ACLU praises veto of National Guard chaplain bill
“By stating that the content of Virginia National Guard chaplains’ talks cannot be ‘censored,’ SB 555 flipped the purpose of military chaplains on its head,” said Claire Guthrie Gastañaga, Executive Director of the ACLU of Virginia. “Military chaplains exist to give service members the opportunity to practice their own religion, not to give chaplains the opportunity to seek converts from among the ranks.”
Under SB 555, “the religious content of sermons made by chaplains of the Virginia National Guard . . . shall not be censored or restricted by any state government official or agency, so long as such content does not urge disobedience of lawful orders.” It would have allowed chaplains to promote their own religious views at mandatory events or while counseling guard members of different religions. Currently, chaplains may express their views at voluntary worship services and while counseling those who share their faith, as well as privately in an unofficial capacity.
“Courts have explained that military chaplain systems should ‘leave the practice of religion solely to the individual soldier, who is free to worship or not as he chooses without fear of any discipline or stigma,'” said Gastañaga. “By allowing chaplains to push their particular religious viewpoint at mandatory events, this legislation not only undermines the mission of military chaplains, but also crosses a constitutional line.”

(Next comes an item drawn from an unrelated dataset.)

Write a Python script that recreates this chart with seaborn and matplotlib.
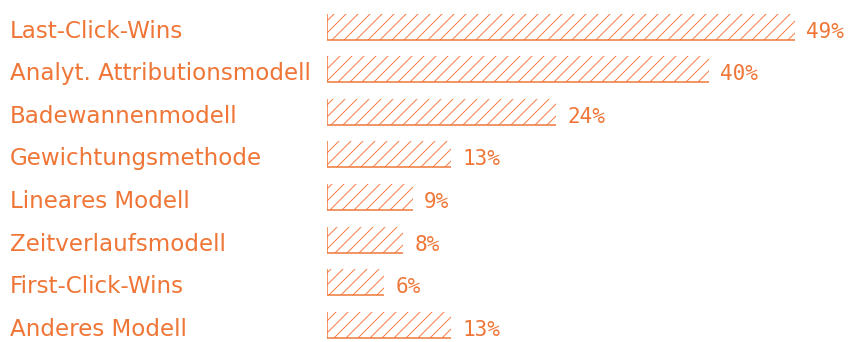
import matplotlib
matplotlib.use("Agg")
import matplotlib.pyplot as plt
import matplotlib.transforms as mtransforms
import seaborn as sns
import pandas as pd

categories = ["Last-Click-Wins", "Analyt. Attributionsmodell", "Badewannenmodell",
              "Gewichtungsmethode", "Lineares Modell", "Zeitverlaufsmodell",
              "First-Click-Wins", "Anderes Modell"]
values = [49, 40, 24, 13, 9, 8, 6, 13]
value_labels = ["49%", "40%", "24%", "13%", "9%", "8%", "6%", "13%"]

ORANGE = "#EF7637"
HATCH = "#F07F42"
DPI = 72
W, H = 853, 342
BAR_W = 0.61

def pt(px):
    return px * 72.0 / DPI

sns.set_theme(style="white")
plt.rcParams["hatch.linewidth"] = 1.0
plt.rcParams["font.family"] = ["DejaVu Sans"]

fig = plt.figure(figsize=(W / DPI, H / DPI), dpi=DPI)
ax = fig.add_axes([327 / W, -0.0126, 525.3 / W, 0.9974])

df = pd.DataFrame({"Modell": categories, "Anteil": values})
sns.barplot(data=df, x="Anteil", y="Modell", orient="h", ax=ax,
            width=BAR_W, color=ORANGE)

ax.set_xlim(0, 55)
ax.set_ylim(7.5, -0.5)

for p in ax.patches:
    p.set_facecolor("none")
    p.set_edgecolor(HATCH)
    p.set_linewidth(0)
    p.set_hatch("//")
    x0, y0 = p.get_x(), p.get_y()
    w, h = p.get_width(), p.get_height()
    ax.plot([x0, x0], [y0, y0 + h], color=ORANGE, lw=pt(1.5), solid_capstyle="butt")
    ax.plot([x0, x0 + w], [y0 + h, y0 + h], color=ORANGE, lw=pt(1.5), solid_capstyle="butt")

# value labels (baseline near bar bottom)
for i, (v, lab) in enumerate(zip(values, value_labels)):
    ax.annotate(lab, xy=(v, i + BAR_W / 2), xytext=(pt(11), pt(2)),
                textcoords="offset points",
                ha="left", va="baseline", color=ORANGE,
                fontsize=pt(21), family=["DejaVu Sans Mono"])

# category labels
for i, c in enumerate(categories):
    ax.annotate(c, xy=(10 / W, i + BAR_W / 2),
                xycoords=mtransforms.blended_transform_factory(fig.transFigure, ax.transData),
                xytext=(0, pt(2)), textcoords="offset points",
                ha="left", va="baseline", color=ORANGE,
                fontsize=pt(23), annotation_clip=False)

ax.set_xlabel("")
ax.set_ylabel("")
ax.set_xticks([])
ax.set_yticks([])
for s in ax.spines.values():
    s.set_visible(False)
ax.patch.set_alpha(0)

fig.savefig("out.png", dpi=DPI, facecolor="white")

“The ACLU of Virginia does not support any limitation of any person’s right to religious expression in their unofficial or personal capacities. But, a military chaplain acting in his or her official role does not have the right to use official mandatory events as a platform to disseminate his or her own religious views, and we thank the General Assembly for sustaining Governor McAuliffe’s veto and for recognizing this important distinction,” concluded Gastañaga.